Nei titoli di coda di The Act of Killing, il documentario candidato a essere il nuovo fenomeno cinematografico del 2013, sulla scia di Searching for Sugar Man, si riconoscono personaggi importanti fra cui Werner Herzog alla produzione e Joshua Oppenheimer alla regia. Eppure succede qualcosa di insolito. Al posto dei nomi dello staff si legge un’interminabile e angosciante parola, ripetuta decine di volte: Anonimo, Anonimo, Anonimo.
Insolito sì, ma ben comprensibile dopo aver visto i 122 minuti di cinema-verità che ci vengono proposti. Il documentario è stato girato in Indonesia, con l’obiettivo di raccontare la mattanza che avvenne a metà degli anni Sessanta a danno di un milione di cinesi. Nel 1965, con il colpo di stato militare che mise al potere il generale Suharto, iniziò una persecuzione scriteriata nei confronti dei “comunisti”, perpetrata da veri e propri squadroni della morte, fra le cui fila spiccavano rispettati gangster indonesiani e la polizia paramilitare chiamata La Gioventù Pancasila.
Oppenheimer chiede ad alcuni di questi assassini, oggi più vecchi, più grassi e più buffi, di ricreare le scene di tortura e le esecuzioni di cui furono i veri protagonisti quasi cinquant’anni fa.
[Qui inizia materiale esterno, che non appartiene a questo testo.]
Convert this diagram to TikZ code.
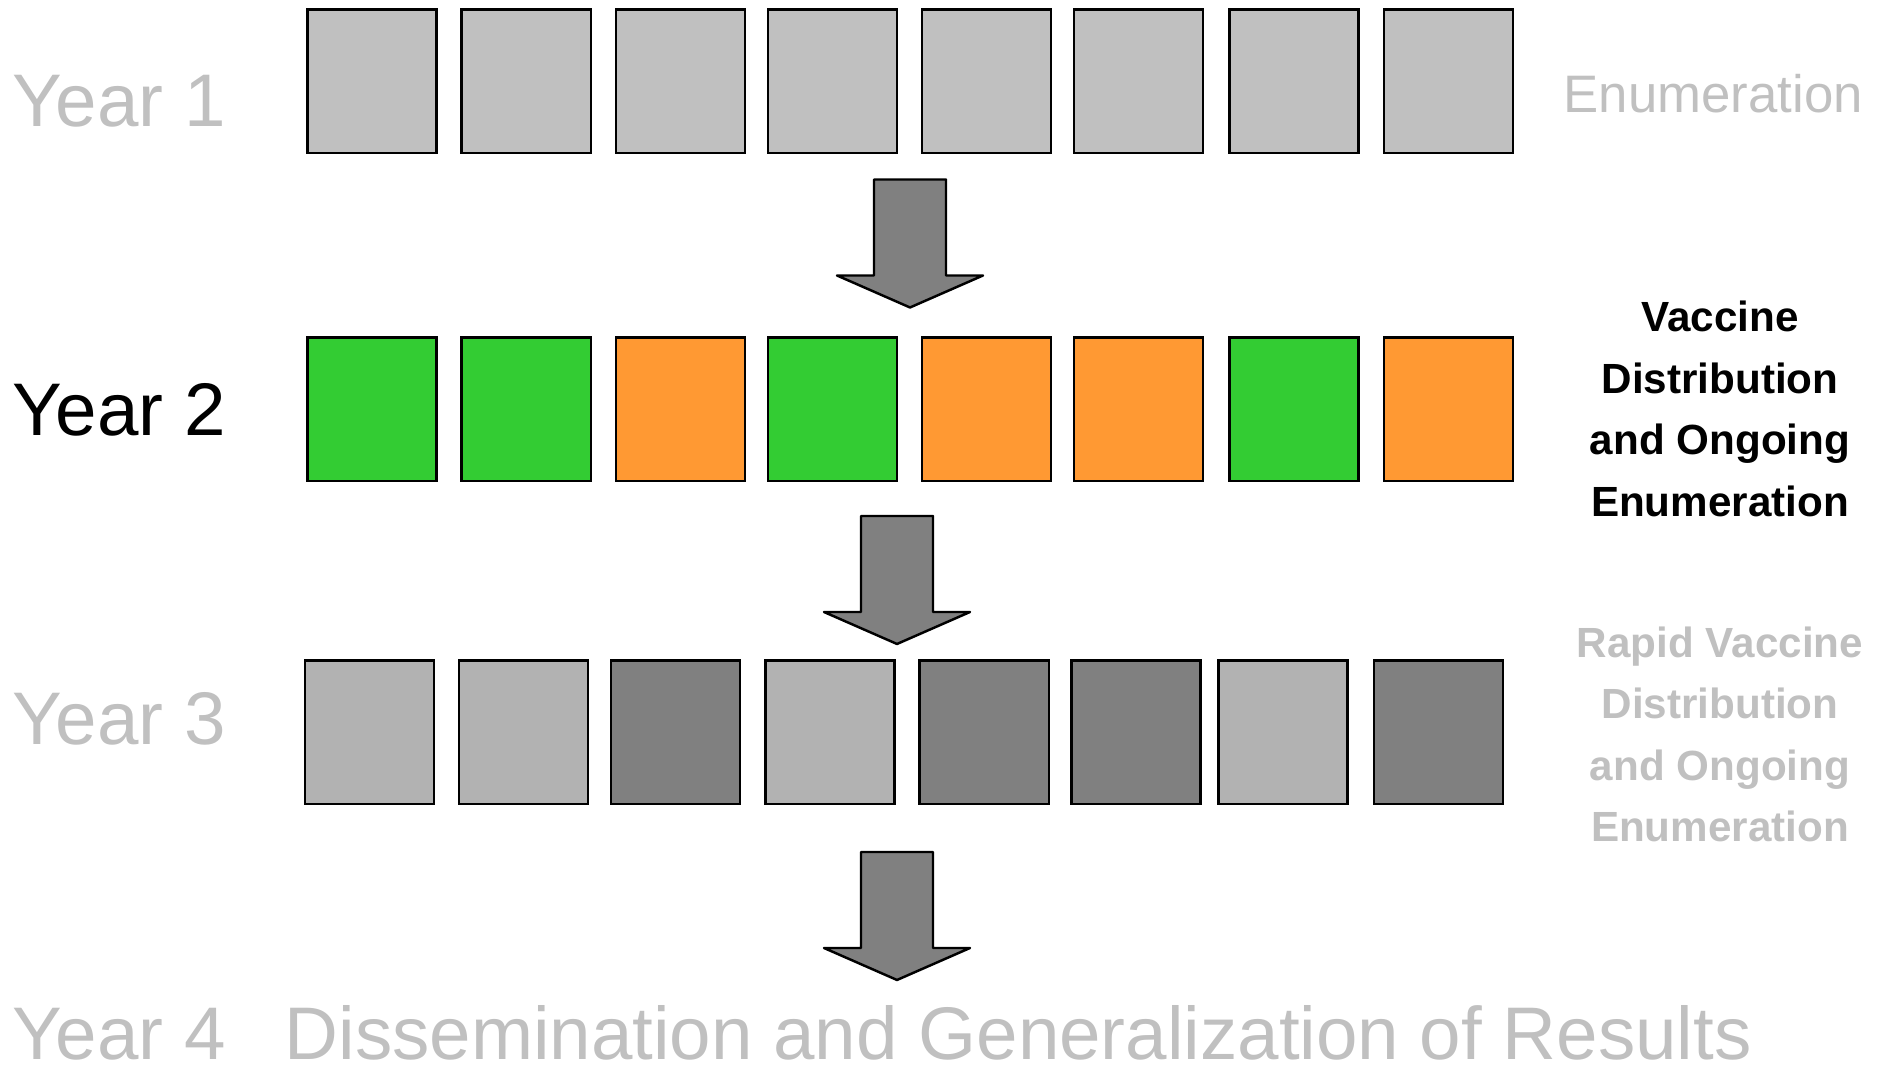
\documentclass[tikz,border=0pt]{standalone}
\usepackage{fontspec}
\setmainfont{Liberation Sans}
\usetikzlibrary{positioning}

\definecolor{paleGrey}{HTML}{C0C0C0}
\definecolor{midGrey}{HTML}{B2B2B2}
\definecolor{darkGrey}{HTML}{808080}
\definecolor{vacGreen}{HTML}{33CC33}
\definecolor{vacOrange}{HTML}{FF9933}

% block arrow between the years, drawn down from its top centre
\tikzset{
	yeararrow/.pic={
		\draw[fill=darkGrey, line width=0.7pt, line join=round]
		(-36,0) -- (36,0) -- (36,96) -- (73,96) -- (0,128) -- (-73,96) -- (-36,96) -- cycle;
	}
}

\begin{document}
\begin{tikzpicture}[x=0.01cm, y=-0.01cm,
	cell/.style={draw, line width=0.7pt, minimum width=1.29cm, minimum height=1.434cm, inner sep=0pt},
	year/.style={anchor=base west, inner sep=0pt, text depth=0pt, font=\fontsize{21.2}{25}\selectfont},
	stage/.style={inner sep=0pt, align=center, font=\bfseries\fontsize{12}{17.5}\selectfont}]
	
	\useasboundingbox (0,0) rectangle (1890,1071);
	
	% year 1
	\foreach \i/\x in {1/371.9,2/526.2,3/680.4,4/832.3,5/986.6,6/1138.5,7/1294,8/1448.3}
		\node[cell, fill=paleGrey] (e\i) at (\x, 81.3) {};
	
	% year 2
	\foreach \i/\x/\c in {1/371.9/vacGreen,2/526.2/vacGreen,3/680.4/vacOrange,4/832.3/vacGreen,
		5/986.6/vacOrange,6/1138.5/vacOrange,7/1294/vacGreen,8/1448.3/vacOrange}
		\node[cell, fill=\c] (v\i) at (\x, 409.2) {};
	
	% year 3
	\foreach \i/\x/\c in {1/369.5/midGrey,2/523.7/midGrey,3/675.6/darkGrey,4/829.9/midGrey,
		5/984.2/darkGrey,6/1136.1/darkGrey,7/1283.1/midGrey,8/1438.6/darkGrey}
		\node[cell, fill=\c] (r\i) at (\x, 732.3) {};
	
	\pic at (910,179.5) {yeararrow};
	\pic at (897,516) {yeararrow};
	\pic at (897,852) {yeararrow};
	
	\node[year, text=paleGrey] (y1) at (12,126.7) {Year 1};
	\node[year] (y2) at (12,436) {Year 2};
	\node[year, text=paleGrey] (y3) at (12,745) {Year 3};
	\node[year, text=paleGrey] (y4) at (12,1060) {Year 4};
	\node[year, text=paleGrey] (res) at (284,1060) {Dissemination and Generalization of Results};
	
	\node[anchor=base west, inner sep=0pt, text=paleGrey, font=\fontsize{15}{18}\selectfont] (enum) at (1563,112.7) {Enumeration};
	\node[stage] (dist) at (1720,409) {Vaccine\\Distribution\\and Ongoing\\Enumeration};
	\node[stage, text=paleGrey] (rapid) at (1720,734.5) {Rapid Vaccine\\Distribution\\and Ongoing\\Enumeration};
	
\end{tikzpicture}
\end{document}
Lascia nelle loro mani l’organizzazione delle scene, la scelta dei costumi, la tempistica dell’azione, e ne riprende il processo di produzione.
Onirico, dissacratore, commovente, The Act of Killing è un pugno allo stomaco che confonde senza pietà i ruoli di attore e spettatore, di vittima e assassino, di eroe e antieroe. La principale voce narrante del documentario, e l’unico personaggio di cui si segue uno sviluppo profondo, è Anwar Congo, che racconta i fatti per quello che furono, con la leggerezza di un uomo che guardava i film di Hollywood e voleva imitarne lo stile, tanto negli abiti che nella ferocia.
Due frasi ripete sempre, questo nonno dall’aria dolce, e con le mani imbrattate dal sangue di migliaia di persone: “Gangster nella nostra lingua vuol dire uomo libero”, dice convinto Anwar Congo, libero appunto di raccontare la verità, eppur prigioniero delle sue conseguenze. Poi sottolinea come la crudeltà di cui furono capaci superasse abbondantemente la finzione cinematografica.
Ma è proprio questa finzione che diventa elemento manipolatore della realtà e chiave di volta dell’opera di Oppenheimer: gli assassini sono costretti a guardare se stessi mentre riproducono l’atto di uccidere, e in quel momento si giudicano. L’orgoglio sbandierato fino a quel momento torna indietro come un boomerang e fa letteralmente saltare teste per aria.
The Act of Killing altera continuamente i contorni della verità. Telecamere che riprendono telecamere che riprendono assassini che interpretano assassini. Un documentario che filma se stesso e ci offre uno spaccato della società indonesiana, sfacciatamente e orgogliosamente corrotta, dove i valori da inseguire sono la vanità e la ricchezza. Si parla di un genocidio ma si vive il dramma dell’uomo qualunque, in piedi sul luogo dei massacri a guardare in faccia gli incubi che da cinquant’anni lo rendono insonne.
Il regista apre le danze con una citazione di Voltaire: “Uccidere è proibito quindi tutti gli assassini vengono puniti, a meno che non si uccida su larga scala e al suono delle trombe”.
Così è successo negli anni Sessanta in Indonesia. Per questo i crimini commessi non sono stati giudicati e puniti da nessuno. Eppure c’è un messaggio che arriva più forte degli altri, proprio per bocca del protagonista. Quando siamo arresi alla totale assenza di giustizia politica e sociale, quando il potere sembra l’unico criterio per stabilire il confine tra bene e male, Anwar Congo, con sguardo triste e rassegnato, dice una semplice, definitiva verità, che chiama in causa la dimensione più intima della responsabilità: “Il karma – dice – è una legge di natura“.